SHORT TASK: Return the whole listing, keeping every character the same.

DATA EXCERPT:
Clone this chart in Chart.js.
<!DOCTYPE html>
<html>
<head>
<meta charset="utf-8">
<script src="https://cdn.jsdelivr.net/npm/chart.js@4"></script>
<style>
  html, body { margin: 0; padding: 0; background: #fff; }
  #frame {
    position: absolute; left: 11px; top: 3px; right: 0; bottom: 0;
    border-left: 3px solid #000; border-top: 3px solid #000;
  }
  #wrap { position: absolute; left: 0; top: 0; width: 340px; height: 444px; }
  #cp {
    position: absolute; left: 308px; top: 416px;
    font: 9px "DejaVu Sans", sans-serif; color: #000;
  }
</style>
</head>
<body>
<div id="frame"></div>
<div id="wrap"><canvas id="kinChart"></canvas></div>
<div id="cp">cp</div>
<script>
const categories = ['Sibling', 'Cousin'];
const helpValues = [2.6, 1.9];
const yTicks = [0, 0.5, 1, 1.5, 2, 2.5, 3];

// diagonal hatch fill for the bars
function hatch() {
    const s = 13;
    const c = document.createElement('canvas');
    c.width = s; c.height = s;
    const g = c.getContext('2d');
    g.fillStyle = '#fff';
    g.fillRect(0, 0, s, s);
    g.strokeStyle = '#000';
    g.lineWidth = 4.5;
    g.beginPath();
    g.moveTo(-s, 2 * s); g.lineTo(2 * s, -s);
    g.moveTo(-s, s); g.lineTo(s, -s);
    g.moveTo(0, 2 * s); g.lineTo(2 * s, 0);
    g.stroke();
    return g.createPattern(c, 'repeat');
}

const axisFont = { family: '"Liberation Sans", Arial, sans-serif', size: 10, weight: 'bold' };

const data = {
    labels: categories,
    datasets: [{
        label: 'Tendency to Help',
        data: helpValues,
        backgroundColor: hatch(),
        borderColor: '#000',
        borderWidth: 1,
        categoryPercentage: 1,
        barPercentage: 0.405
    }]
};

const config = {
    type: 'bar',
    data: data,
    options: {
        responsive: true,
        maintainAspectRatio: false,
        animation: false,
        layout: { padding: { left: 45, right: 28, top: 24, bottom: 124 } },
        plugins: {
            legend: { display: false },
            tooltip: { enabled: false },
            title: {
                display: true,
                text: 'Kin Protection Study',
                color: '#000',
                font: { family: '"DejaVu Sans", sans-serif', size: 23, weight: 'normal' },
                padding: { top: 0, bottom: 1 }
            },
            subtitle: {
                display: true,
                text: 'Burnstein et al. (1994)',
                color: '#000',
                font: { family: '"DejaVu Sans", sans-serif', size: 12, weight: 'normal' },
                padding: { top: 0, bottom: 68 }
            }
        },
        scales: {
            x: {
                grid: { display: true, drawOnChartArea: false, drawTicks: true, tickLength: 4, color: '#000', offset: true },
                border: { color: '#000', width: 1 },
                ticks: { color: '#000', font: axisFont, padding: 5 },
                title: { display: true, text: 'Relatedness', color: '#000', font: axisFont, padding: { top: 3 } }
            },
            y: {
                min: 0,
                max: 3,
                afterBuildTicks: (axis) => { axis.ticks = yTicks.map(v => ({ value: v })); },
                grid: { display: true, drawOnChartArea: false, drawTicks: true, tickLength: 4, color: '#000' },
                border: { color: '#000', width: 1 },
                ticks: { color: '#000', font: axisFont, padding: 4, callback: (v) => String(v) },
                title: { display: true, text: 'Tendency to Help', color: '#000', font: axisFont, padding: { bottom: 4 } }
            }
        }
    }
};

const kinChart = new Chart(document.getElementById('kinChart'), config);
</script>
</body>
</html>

THE OUTPUT:
Clone this chart in Chart.js.
<!DOCTYPE html>
<html>
<head>
<meta charset="utf-8">
<script src="https://cdn.jsdelivr.net/npm/chart.js@4"></script>
<style>
  html, body { margin: 0; padding: 0; background: #fff; }
  #frame {
    position: absolute; left: 11px; top: 3px; right: 0; bottom: 0;
    border-left: 3px solid #000; border-top: 3px solid #000;
  }
  #wrap { position: absolute; left: 0; top: 0; width: 340px; height: 444px; }
  #cp {
    position: absolute; left: 308px; top: 416px;
    font: 9px "DejaVu Sans", sans-serif; color: #000;
  }
</style>
</head>
<body>
<div id="frame"></div>
<div id="wrap"><canvas id="kinChart"></canvas></div>
<div id="cp">cp</div>
<script>
const categories = ['Sibling', 'Cousin'];
const helpValues = [2.6, 1.9];
const yTicks = [0, 0.5, 1, 1.5, 2, 2.5, 3];

// diagonal hatch fill for the bars
function hatch() {
    const s = 13;
    const c = document.createElement('canvas');
    c.width = s; c.height = s;
    const g = c.getContext('2d');
    g.fillStyle = '#fff';
    g.fillRect(0, 0, s, s);
    g.strokeStyle = '#000';
    g.lineWidth = 4.5;
    g.beginPath();
    g.moveTo(-s, 2 * s); g.lineTo(2 * s, -s);
    g.moveTo(-s, s); g.lineTo(s, -s);
    g.moveTo(0, 2 * s); g.lineTo(2 * s, 0);
    g.stroke();
    return g.createPattern(c, 'repeat');
}

const axisFont = { family: '"Liberation Sans", Arial, sans-serif', size: 10, weight: 'bold' };

const data = {
    labels: categories,
    datasets: [{
        label: 'Tendency to Help',
        data: helpValues,
        backgroundColor: hatch(),
        borderColor: '#000',
        borderWidth: 1,
        categoryPercentage: 1,
        barPercentage: 0.405
    }]
};

const config = {
    type: 'bar',
    data: data,
    options: {
        responsive: true,
        maintainAspectRatio: false,
        animation: false,
        layout: { padding: { left: 45, right: 28, top: 24, bottom: 124 } },
        plugins: {
            legend: { display: false },
            tooltip: { enabled: false },
            title: {
                display: true,
                text: 'Kin Protection Study',
                color: '#000',
                font: { family: '"DejaVu Sans", sans-serif', size: 23, weight: 'normal' },
                padding: { top: 0, bottom: 1 }
            },
            subtitle: {
                display: true,
                text: 'Burnstein et al. (1994)',
                color: '#000',
                font: { family: '"DejaVu Sans", sans-serif', size: 12, weight: 'normal' },
                padding: { top: 0, bottom: 68 }
            }
        },
        scales: {
            x: {
                grid: { display: true, drawOnChartArea: false, drawTicks: true, tickLength: 4, color: '#000', offset: true },
                border: { color: '#000', width: 1 },
                ticks: { color: '#000', font: axisFont, padding: 5 },
                title: { display: true, text: 'Relatedness', color: '#000', font: axisFont, padding: { top: 3 } }
            },
            y: {
                min: 0,
                max: 3,
                afterBuildTicks: (axis) => { axis.ticks = yTicks.map(v => ({ value: v })); },
                grid: { display: true, drawOnChartArea: false, drawTicks: true, tickLength: 4, color: '#000' },
                border: { color: '#000', width: 1 },
                ticks: { color: '#000', font: axisFont, padding: 4, callback: (v) => String(v) },
                title: { display: true, text: 'Tendency to Help', color: '#000', font: axisFont, padding: { bottom: 4 } }
            }
        }
    }
};

const kinChart = new Chart(document.getElementById('kinChart'), config);
</script>
</body>
</html>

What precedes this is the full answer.